Grits Are Not Just A Side At Breakfast (& More About Grits)
Three-quarters of grits purchased in the U.S. are sold in the South; the area stretching from Virginia to Texas is sometimes referred to as the “grits belt.” This tip is for everyone who lives outside of it.
But before we dig in, we’ve got to plug the finest grits money can buy, from AnsonMills.com, producer of heritage, organic grits and other fine grains. Your friends who cook will appreciate a bag. There are delicious recipes on the website, too.
If you like cooked cereal or polenta, add grits to your lineup. And enjoy them at all three meals.
The difference between grits and polenta is below.
Grits casserole is another alternative: Combine grits with any ingredients (bell pepper, onions, mushrooms, other vegetables, sausage or other meat including crumbled leftover burgers and seasonings) and bake at 350°F for 35 minutes.
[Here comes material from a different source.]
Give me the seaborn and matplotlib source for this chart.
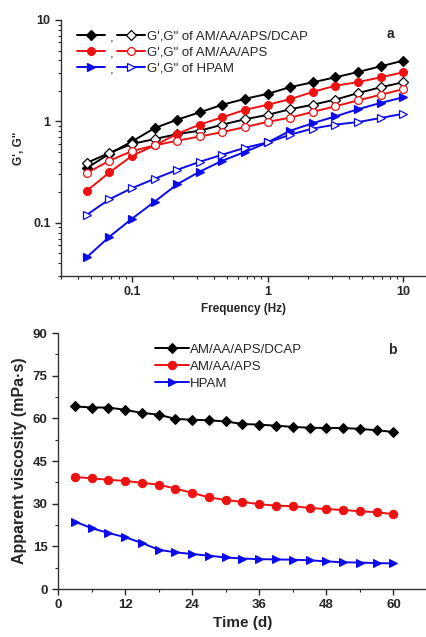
import numpy as np
import pandas as pd
import matplotlib
matplotlib.use("Agg")
import matplotlib.pyplot as plt
import matplotlib.ticker as mticker
from matplotlib.lines import Line2D
from matplotlib.text import Text
from matplotlib.legend_handler import HandlerBase
import seaborn as sns

# ---------------- data ----------------
freq = [0.0464, 0.0681, 0.1, 0.147, 0.215, 0.316, 0.464, 0.681, 1.0,
        1.47, 2.15, 3.16, 4.64, 6.81, 10.0]
dcap_g1 = [0.347, 0.48, 0.635, 0.86, 1.04, 1.23, 1.46, 1.67, 1.87, 2.18,
           2.43, 2.72, 3.07, 3.49, 3.97]
dcap_g2 = [0.39, 0.49, 0.60, 0.67, 0.75, 0.81, 0.93, 1.05, 1.16, 1.32,
           1.46, 1.64, 1.90, 2.17, 2.43]
aps_g1 = [0.207, 0.314, 0.458, 0.58, 0.755, 0.93, 1.10, 1.30, 1.46, 1.66,
          1.95, 2.25, 2.44, 2.72, 3.05]
aps_g2 = [0.31, 0.41, 0.51, 0.58, 0.645, 0.71, 0.785, 0.88, 0.99, 1.09,
          1.24, 1.41, 1.61, 1.83, 2.08]
hpam_g1 = [0.0458, 0.073, 0.11, 0.162, 0.24, 0.32, 0.41, 0.50, 0.62, 0.81,
           0.96, 1.12, 1.32, 1.52, 1.73]
hpam_g2 = [0.12, 0.171, 0.22, 0.272, 0.333, 0.40, 0.47, 0.55, 0.62, 0.74,
           0.85, 0.93, 0.985, 1.08, 1.19]

time_d = [3, 6, 9, 12, 15, 18, 21, 24, 27, 30, 33, 36, 39, 42, 45, 48, 51,
          54, 57, 60]
visc_dcap = [64.2, 63.8, 63.8, 63.0, 61.9, 61.3, 59.8, 59.5, 59.3, 58.9,
             58.0, 57.8, 57.4, 57.0, 56.7, 56.6, 56.6, 56.3, 55.8, 55.2]
visc_aps = [39.4, 38.9, 38.4, 38.0, 37.3, 36.7, 35.3, 33.8, 32.2, 31.3,
            30.6, 29.8, 29.3, 29.1, 28.5, 28.1, 27.8, 27.3, 27.0, 26.3]
visc_hpam = [23.7, 21.4, 19.7, 18.2, 16.2, 13.8, 12.9, 12.3, 11.7, 11.1,
             10.7, 10.5, 10.4, 10.3, 10.1, 9.7, 9.4, 9.3, 9.1, 9.0]

legend_a = ["G',G\" of AM/AA/APS/DCAP", "G',G\" of AM/AA/APS", "G',G\" of HPAM"]
legend_b = ["AM/AA/APS/DCAP", "AM/AA/APS", "HPAM"]

# ---------------- style ----------------
sns.set_style("ticks")
plt.rcParams["font.family"] = ["Liberation Sans", "DejaVu Sans"]
plt.rcParams["xtick.direction"] = "out"
plt.rcParams["ytick.direction"] = "out"

BLACK, RED, BLUE = "#000000", "#ee1111", "#0b0bea"

fig = plt.figure(figsize=(4.27, 6.37), dpi=100)
axa = fig.add_axes([61 / 427, 1 - 276 / 637, 366 / 427, 256 / 637])
axb = fig.add_axes([58 / 427, 1 - 589 / 637, 369 / 427, 256 / 637])

# ---------------- panel a ----------------
series_a = [
    (dcap_g1, BLACK, "D", BLACK, 5.2),
    (dcap_g2, BLACK, "D", "white", 5.2),
    (aps_g1, RED, "o", RED, 5.6),
    (aps_g2, RED, "o", "white", 5.6),
    (hpam_g1, BLUE, ">", BLUE, 5.8),
    (hpam_g2, BLUE, ">", "white", 5.8),
]
for vals, col, mk, mfc, ms in series_a:
    df = pd.DataFrame({"freq": freq, "val": vals})
    sns.lineplot(data=df, x="freq", y="val", ax=axa, color=col, lw=1.4,
                 marker=mk, markerfacecolor=mfc, markeredgecolor=col,
                 markersize=ms, markeredgewidth=0.9, legend=False)

axa.set_xscale("log")
axa.set_yscale("log")
axa.set_xlim(0.0299, 15)
axa.set_ylim(0.0299, 10)
fmt = mticker.FuncFormatter(lambda v, p: "%g" % v)
axa.xaxis.set_major_locator(mticker.FixedLocator([0.1, 1, 10]))
axa.yaxis.set_major_locator(mticker.FixedLocator([0.1, 1, 10]))
axa.xaxis.set_major_formatter(fmt)
axa.yaxis.set_major_formatter(fmt)
axa.xaxis.set_minor_locator(mticker.LogLocator(subs=np.arange(2, 10), numticks=20))
axa.yaxis.set_minor_locator(mticker.LogLocator(subs=np.arange(2, 10), numticks=20))
axa.xaxis.set_minor_formatter(mticker.NullFormatter())
axa.yaxis.set_minor_formatter(mticker.NullFormatter())
axa.set_xlabel("Frequency (Hz)", fontsize=8.5, fontweight="bold", labelpad=3)
axa.set_ylabel("G', G\"", fontsize=8.5, fontweight="bold", labelpad=6)
axa.text(0.90, 0.945, "a", transform=axa.transAxes, fontsize=10,
         fontweight="bold", ha="center", va="center")


class PairHandler(HandlerBase):
    def create_artists(self, legend, orig_handle, xdescent, ydescent,
                       width, height, fontsize, trans):
        h1, h2 = orig_handle
        y = height / 2 - ydescent
        gap = 0.17 * width
        w = (width - gap) / 2
        arts = []
        for h, x0 in ((h1, -xdescent), (h2, -xdescent + w + gap)):
            ln = Line2D([x0, x0 + w / 2, x0 + w], [y, y, y],
                        color=h.get_color(), lw=h.get_linewidth(),
                        marker=h.get_marker(), markevery=[1],
                        markerfacecolor=h.get_markerfacecolor(),
                        markeredgecolor=h.get_markeredgecolor(),
                        markersize=h.get_markersize(),
                        markeredgewidth=h.get_markeredgewidth(),
                        transform=trans)
            arts.append(ln)
        t = Text(-xdescent + w + gap / 2, y - 0.25 * fontsize, ",",
                 ha="center", va="center", fontsize=fontsize,
                 transform=trans)
        arts.append(t)
        return arts


lines = axa.get_lines()
handles_a = [(lines[0], lines[1]), (lines[2], lines[3]), (lines[4], lines[5])]
axa.legend(handles_a, legend_a, handler_map={tuple: PairHandler()},
           loc="upper left", bbox_to_anchor=(0.045, 0.96), frameon=False,
           fontsize=9.5, handlelength=5.1, handletextpad=0.2,
           labelspacing=0.3, borderpad=0, borderaxespad=0)

# ---------------- panel b ----------------
series_b = [
    (visc_dcap, BLACK, "D", 5),
    (visc_aps, RED, "o", 6),
    (visc_hpam, BLUE, ">", 6),
]
for (vals, col, mk, ms), lab in zip(series_b, legend_b):
    df = pd.DataFrame({"time": time_d, "visc": vals})
    sns.lineplot(data=df, x="time", y="visc", ax=axb, color=col, lw=1.4,
                 marker=mk, markerfacecolor=col, markeredgecolor=col,
                 markersize=ms, label=lab)

axb.set_xlim(0, 66)
axb.set_ylim(0, 90)
axb.xaxis.set_major_locator(mticker.MultipleLocator(12))
axb.xaxis.set_minor_locator(mticker.MultipleLocator(6))
axb.yaxis.set_major_locator(mticker.MultipleLocator(15))
axb.yaxis.set_minor_locator(mticker.MultipleLocator(7.5))
axb.set_xlabel("Time (d)", fontsize=11, fontweight="bold", labelpad=3)
axb.set_ylabel("Apparent viscosity (mPa\u00b7s)", fontsize=11.5,
               fontweight="bold", labelpad=4)
axb.text(0.905, 0.935, "b", transform=axb.transAxes, fontsize=10,
         fontweight="bold", ha="center", va="center")
axb.legend(loc="upper left", bbox_to_anchor=(0.262, 0.958), frameon=False,
           fontsize=9.5, handlelength=2.6, handletextpad=0.1,
           labelspacing=0.36, borderpad=0, borderaxespad=0)

for ax, ls in ((axa, 9), (axb, 9.5)):
    sns.despine(ax=ax)
    ax.tick_params(which="major", length=4, width=1, labelsize=ls)
    ax.tick_params(which="minor", length=2.2, width=0.8)
    for s in ("left", "bottom"):
        ax.spines[s].set_linewidth(1)
        ax.spines[s].set_color("#333333")
    for lbl in ax.get_xticklabels() + ax.get_yticklabels():
        lbl.set_fontweight("bold")

fig.savefig("out.png", dpi=100)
We like to think of polenta as “Italian grits” and grits as “America polenta,” but, based on local cuisines, the are served in slightly different ways. Polenta is not served as a breakfast cereal, for example.
And, the types of corn used in the two countries differ. Most American grits are ground from dent corn; most Italian polenta is made from flint corn, which holds its texture better. Thus, American grits can cook up soft, like cream of wheat, while polenta can cook up more toothsome.
Grits are corn kernels that are soaked in lye or other alkaline solution to remove the casing. At this point, they are known as hominy; hence the term, hominy grits. The hominy is left to harden and then is ground to the texture of tiny pellets, the “grits.”
Grits are boiled with water into a porridge similar to cream of wheat. Grits are of Native American origin, but our modern word comes from the Old English “grytt,” meaning coarse meal.
Polenta is coarsely-ground yellow corn, also known as cornmeal, that is slowly cooked with milk/cream, stock or water. A staple in Northern Italy, it is called cornmeal mush in the U.S. It can be served soft like grits with a sauce (mushroom ragu is our favorite) or grated cheese; or can be set into a block shape, then sliced and grilled or pan fried. Polenta can be enjoyed plain, with a sauce (tomato sauce is traditional), or topped with fish, meat, pasta sauce or vegetables. As with grits, polenta can be served sweet or savory.
HOW ABOUT MASA?
To add a third variable, there is masa, also called hominy: maize kernels that are dried and treated with a solution of calcium hydroxide, an alkaline solution also called slaked lime and wood ash. This process, which loosens the hulls so they can more easily be separated from the kernels,* is called nixtamalization. Died and ground, the kernels are called masa harina, which is used to make arepas, tamales, tortillas, among other Latin American dishes including a chocolate pudding. It is also the base of corn chips, which were originally made (in Los Angeles), by cutting and frying leftover tortillas.
*In addition, the process softens the corn. As a side benefit, the alkaline solution reacts with the corn so that the nutrient niacin can be more easily assimilated by the digestive tract.